No matter where I turned,
I was constantly reminded that I was not good enough in more ways, than one.
Consequently, I tried to live perfect..
I did believe Perfectionism would drive me up the wall,
But to the contrary, I realised that I had been living under the constant pressure to be perfect.
I did expect nothing less from others.
B'coz of this tenacious focus to be perfect,
I did lose moments of relating to people and doing things.
I strive not to regret but things like these are hard to confide and i absolutely regret.
The torment in being perfectionists is that you never find anything perfect,
simply because "perfection does not exist".

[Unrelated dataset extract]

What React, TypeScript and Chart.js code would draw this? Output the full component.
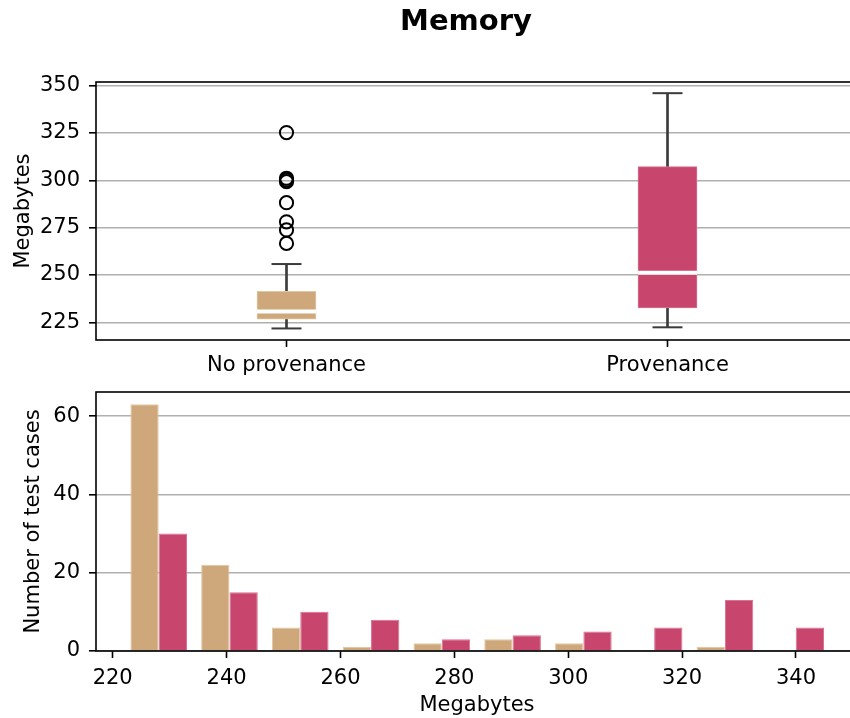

gOOd !!, that i have now realised the subtle difference between aiming for a successful life and trying to acheive perfection.
Glad, that I am out of the perfectionism-trap.
Just when I have something figured out, along comes another,
These days,
<-> My time-management is out of date (not that i was punctual then)
<-> I am detached from the core of who I am,
<-> Im 2 conscious not 2 show up wid fabricated self 2 gain approval.
<-> I always felt my accomplishments are never good enough
<-> I seldom achieved personal satisfaction
<-> I am afraid to show my flaws
<-> I am very vulnerable to rejection
<-> I am hard on myself
<-> I expect perfection of others
That's me and it gets worse.just to conclude,
I AM ANOTHER IMPERFECT HUMANBEING, HAPPY FOR WHATEVER I AM.